Quotery
Quote #38394

A Woman Is a Sometime Thing

Ira Gershwin

About This Quote

“A Woman Is a Sometime Thing” is best known not as a standalone aphorism but as the title/lyric hook of a song in the Gershwins’ opera *Porgy and Bess* (1935). In the drama, the line is sung early on by the character Jake, reflecting a hard-edged, streetwise attitude toward romantic attachment and fidelity within the Catfish Row community. The phrase functions as a character-revealing moment rather than a general maxim: it signals a worldview shaped by precarity and experience, and it sets a tonal contrast with the opera’s more idealistic expressions of love and longing elsewhere.

Interpretation

Taken literally, the line suggests that a woman’s affection or presence is temporary—“sometime”—and therefore not to be relied upon.
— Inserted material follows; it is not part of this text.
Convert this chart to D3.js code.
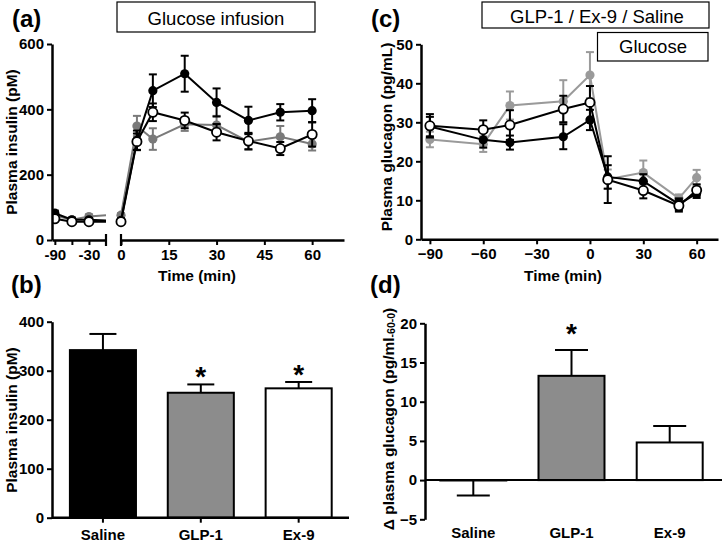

In context, it reads as a defensive posture: a speaker rationalizes emotional distance by treating intimacy as fleeting and transactional. As a lyric, its bluntness is part of the opera’s characterization strategy, juxtaposing cynicism with the work’s recurring desire for stability, home, and enduring love. The phrase’s staying power comes from its compressed, colloquial fatalism: it sounds like folk wisdom, even as it exposes the speaker’s insecurity and the social pressures that make commitment feel risky.